Rufus loves shopping with Hannah because she does it efficiently, without the "flurry and dawdling" of the other women Rufus knows. When she is just looking, she never disturbs the merchandise or calls over a clerk; when she needs to purchase something, she conducts the transaction with the clerk gracefully and efficiently. While Hannah shops, Rufus pays little attention to what she says, letting the words float above him as he looks at the merchandise. He enjoys Hannah's company, as she is the most considerate adult he knows: she asks him every ten minutes or so if he is tired, and she never seems annoyed when he says he has to go to the bathroom. Hannah buys a few things for herself and several more elaborate things as birthday presents for Mary and Andrew. Then Hannah turns to Rufus and tells him that she would like to give him a cap.

Rufus is so excited he can barely speak. For a moment Hannah thinks this means the boy would rather have something else, but he heatedly rebuts this thought. She can sense his feeling of conflict between the fact that he wants the cap and his knowledge that his mother does not want him to have a cap. Hannah assures Rufus that the cap it is something he really wants, she is sure that his mother would not object. At first, Rufus only chooses more conservative hats to try on, but Hannah can tell he is only choosing ones he thinks Mary would object to the least. Hannah urges Rufus to try on more caps, and he finally chooses one, a "thunderous fleecy check in jade green, canary yellow, black and white, which stuck out inches to either side above his ears and had a great scoop of visor beneath which his face was all but lost."

Analysis

Chapter 7 is only seven pages long; at this point the narrative switches to a lengthy section in italics. It is one of the last scenes in the book that is not shaped in some way by Jay's death. Agee demonstrates the closeness of the family, a family in which the great-aunt can call her grandnephew, take him shopping, and be attuned enough to his desires to know that he would love to get a cap. Aunt Hannah is more respectful of children than any other character in the novel; she never speaks down to them or makes any unnecessary fuss. She is portrayed as a sensible and intelligent woman in everything she does; Rufus describes her efficient method of shopping with admiration and pride.

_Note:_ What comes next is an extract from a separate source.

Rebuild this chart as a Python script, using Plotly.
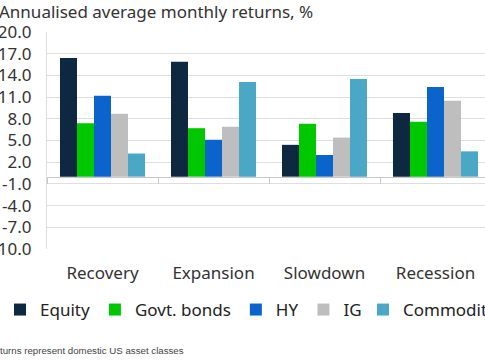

The conversation between Mary and Hannah demonstrates Mary's strong will in several ways. First of all, Mary is determined that Rufus will go shopping with Hannah even if Rufus does not want to, despite Hannah's repeated request that Mary ask Rufus whether or not he wants to go. Hannah also asks Mary if there is anything that she can get for her while they are in town. Mary is about to mention some things, but then she remembers that Hannah will often not allow Mary to reimburse her. She is uncomfortable receiving gifts, which frustrates Hannah to a certain degree.

The cap can be seen as a symbol of innocence and childhood that is about to be taken away from Rufus when his father dies. It is the last instance of absolute happiness that we see Rufus experience in the novel. Aunt Hannah helps the boy choose the cap he really wants; she is very attuned to what he is thinking, as she knows that at first he will only try on conservative caps that his mother would allow. In encouraging Rufus to get the cap that he wants, Hannah is also encouraging him to listen to his own individual preferences. She reflects that she does not want to cause tension between Rufus and Mary, but she feels that, in this instance, Mary would get Rufus the cap herself if she knew how badly he wanted it. The fact that Rufus chooses a cap that is flamboyantly colored and too big for him reminds us of his youth; he is not old enough yet to care about looking handsome or stylish.